UNDERWOOD et al. v. MARSHALL. WEDDINGTON et al. v. SAME. DICKSON et al. v. SAME.
    (Circuit Court of Appeals, Fifth Circuit.
    January 6. 1903.)
    Nos. 1,183-1,185.
    Appeals from the Circuit Court of the United States for the Northern District of Texas.
    John W. Wray (J. A. Luckey, on the brief), for appellants. W. P. McLean, for appellee.

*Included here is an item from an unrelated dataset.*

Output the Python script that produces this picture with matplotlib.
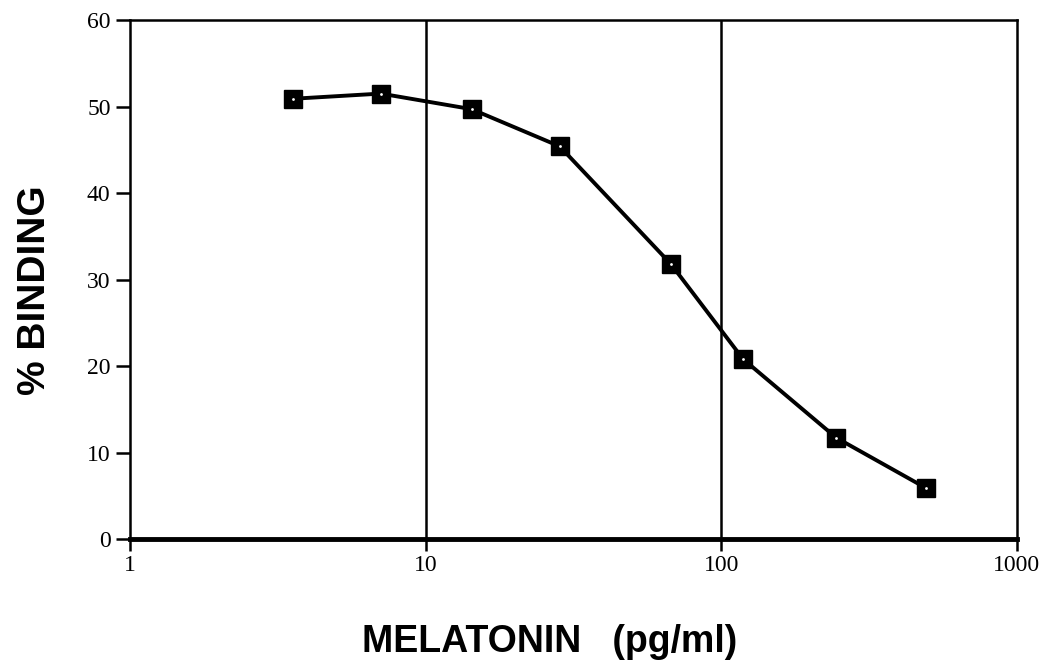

    Before PARDEE and SHELBY, Circuit Judges, and BOARMAN, District Judge.
   PER CURIAM.

These three appeals were heard together. C. A. Marshall, a citizen of Missouri, filed a bill in equity in the lower court against G. B. Rowden, U. S.' Weddington, W. L. Underwood, and Martha H. Dickson, citizens of Texas. The purpose of the bill was to foreclose two mortgages executed by the defendant Rowden to the Zeb F. Crider Commission Company to secure two promissory notes, one for $5,202.50 and the other for $5,644.50. Plaintiff became owner of the mortgages and notes. The mortgages embraced 198 head of three year old steers, 358 head of one year old steers, and 287 head of heifers. The defendant Rowden made no defense. W. L. Underwood, Martha H. Dickson, and U. S. Weddington filed separate answers, each claiming severally a part of the cattle embraced in the mortgages. The issue as to the claim made by each defendant was as to the priority and validity of the claim of the plaintiff under the mortgages to the property in question. Evidence was taken by the plaintiff and by each defendant, and the cause submitted to the court for decision." The circuit court sustained the claim of the plaintiff as against each defendant, rendering an elaborate and carefully prepared decree, in which the findings of fact and conclusions of law are fully stated. We have carefully examined the evidence found in the three records before us, and in our opinion it fully sustains the decree of the circuit court. A review or a condensed statement of the evidence would serve no useful purpose. It is sufficient to say that we fully approve the findings of fact and the conclusions of law relating to the claims of each one of the defendants, as stated in the final decree of the court from which these appeals are taken. The decree of the circuit court is affirmed.